5.12 Canonical correlation: multiple X’s

In some cases, interest lies in finding axes through the cloud of points so as to maximise correlation with not just one X variable, but with linear combinations of multiple X variables simultaneously. In such cases, neither of these two sets of variables (i.e. the PCO’s arising from the resemblance matrix, on the one hand, and the X variables, on the other) have a specific role in the analysis – neither set is considered to be either predictors or responses. Rather, when there are several X variables, CAP can be conceptually described as sphericising both sets of variables, and then rotating them simultaneously against one another in order to find axes with maximum inter-correlations between these two sets.

As the agenda here is neither to explain nor predict one set using the other set, canonical correlation analysis with multiple X variables is a method for simply exploring relationships between two sets of variables. As such, its utility is perhaps rather limited for ecological applications, but certainly can be useful for generating hypotheses. CAP does canonical correlation between the PCO axes Q$_ m$ (N × m) and X (N × q), where m is generally chosen so as to minimise the leave-one-out residual sum of squares (see the section on Diagnostics), and the number of canonical axes generated will be min(m, q, (N – 1)). If p < (N – 1) and the measure being used is Euclidean embeddable (e.g., see the section on Negative eigenvalues in chapter 3 herein and Gower & Legendre (1986) regarding the geometric properties of dissimilarity measures), then it makes sense to manually set m = p in the CAP dialog a priori, as the dimensionality of PCO’s in such cases is known to be equal to p.
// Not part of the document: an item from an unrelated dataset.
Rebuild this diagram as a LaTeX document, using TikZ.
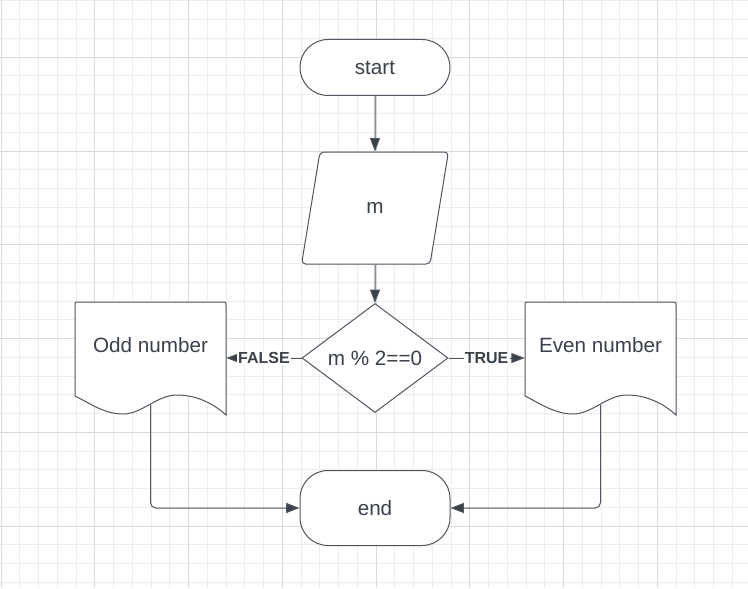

Note also that, as CAP will search for linear combinations of X variables that are maximally correlated with the PCO’s, it therefore makes sense to spend a little time examining the distributions of the X variables first (just as in dbRDA) to ensure that they have reasonably symmetric distributions and even scatter (using a draftsman plot for example), to transform them if necessary and also to consider eliminating redundant (very highly correlated) variables. The two sets of variables are treated symmetrically here, so CAP also simultaneously searches for linear combinations for the PCO’s that are maximally correlated with the X variables. Thus, one might also consider examining the distributions of the PCO’s (in scatterplot ordinations or a draftsman plot), to ensure that they, too, have fairly even scatter (although certainly no formal assumptions in this regard are brought to bear on the analysis).